Note 12.    Stockholders’ Equity

Preferred stock

The Company currently has 50,000,000 shares of preferred stock authorized.

Series A convertible preferred stock

The Company currently has 1,000,000 shares of Series A convertible preferred stock authorized. As part of the purchase price for the acquisition of StarTrak in 2011, the Company issued 183,550 shares of Series A convertible preferred stock, of which 36,466 shares remain outstanding as of December 31, 2016.

Key terms of the Series A convertible preferred stock are as follows:

Dividends

Holders of the Series A convertible preferred stock are entitled to receive a cumulative 4% dividend annually (calculated on the basis of the redemption price of $10.00 per share) payable quarterly in additional shares of the Series A convertible preferred stock.
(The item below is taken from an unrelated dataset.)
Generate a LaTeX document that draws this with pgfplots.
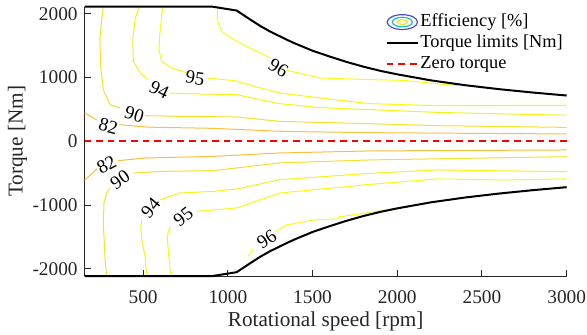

During the years ended December 31, 2016 and 2015, the Company issued dividends in the amount of 1,415 and 3,665 shares to the holders of the Series A Convertible preferred stock, respectively. As of December 31, 2016, dividends in arrears was $4.

Conversion

Shares of the Series A convertible preferred stock are convertible into 1.66611 shares of common stock: (i) at the option of the holder at any time or (ii) at the option of the Company beginning six months from the issuance date and if the average closing market price for the Company’s common stock for the preceding twenty consecutive trading days equals or exceeds $11.20 per share.

Voting

Each share of the Series A convertible preferred stock is entitled to one vote for each share of common stock into which the preferred stock is convertible.

Liquidation

In the event of any liquidation, sale or merger of the Company the holders of the Series A convertible preferred stock are entitled to receive prior to and in preference over the common stock, an amount equal to $10.00 per share plus unpaid dividends.

Redemption

The Series A convertible preferred stock may be redeemed by the Company for an amount equal to the issuance price of $10.00 per share plus all unpaid dividends at any time after two years from the issuance date.

Common Stock

At December 31, 2016, the Company has reserved 17,402,425 shares of common stock for future issuances related to employee stock compensation plans.

On April 20, 2016, the stockholders of the Company approved the 2016 LTIP, which replaced the 2006 LTIP.  The number of shares authorized for delivery under the 2016 LTIP is 6,949,400 shares, including 1,949,400 shares that remained available under the 2006 LTIP as of February 17, 2016. In addition, the stockholders of the Company approved the ESPP, under which 5,000,000 shares of the Company’s common stock are available for issuance. Prior to the approval of the 2016 LTIP and ESPP, the Company had reserved 7,451,870 shares of common stock for future issuances related to employee stock compensation plans.

On January 17, 2014, the Company completed a public offering of 6,325,000 shares of its common stock including 825,000 shares sold upon full exercise of the underwriters’ overallotment option at a price of $6.15 per share. The Company received net proceeds of approximately $36,607 after deducting underwriters’ discounts and commissions and offering costs.

On November 10, 2014, the Company completed a public offering of 14,785,714 shares of common stock, including 1,928,571 shares sold upon full exercise of the underwriters’ over-allotment option, at a price of $5.60 per share. The Company received net proceeds of approximately $78,131 after deducting underwriters’ discounts and commissions and offering costs.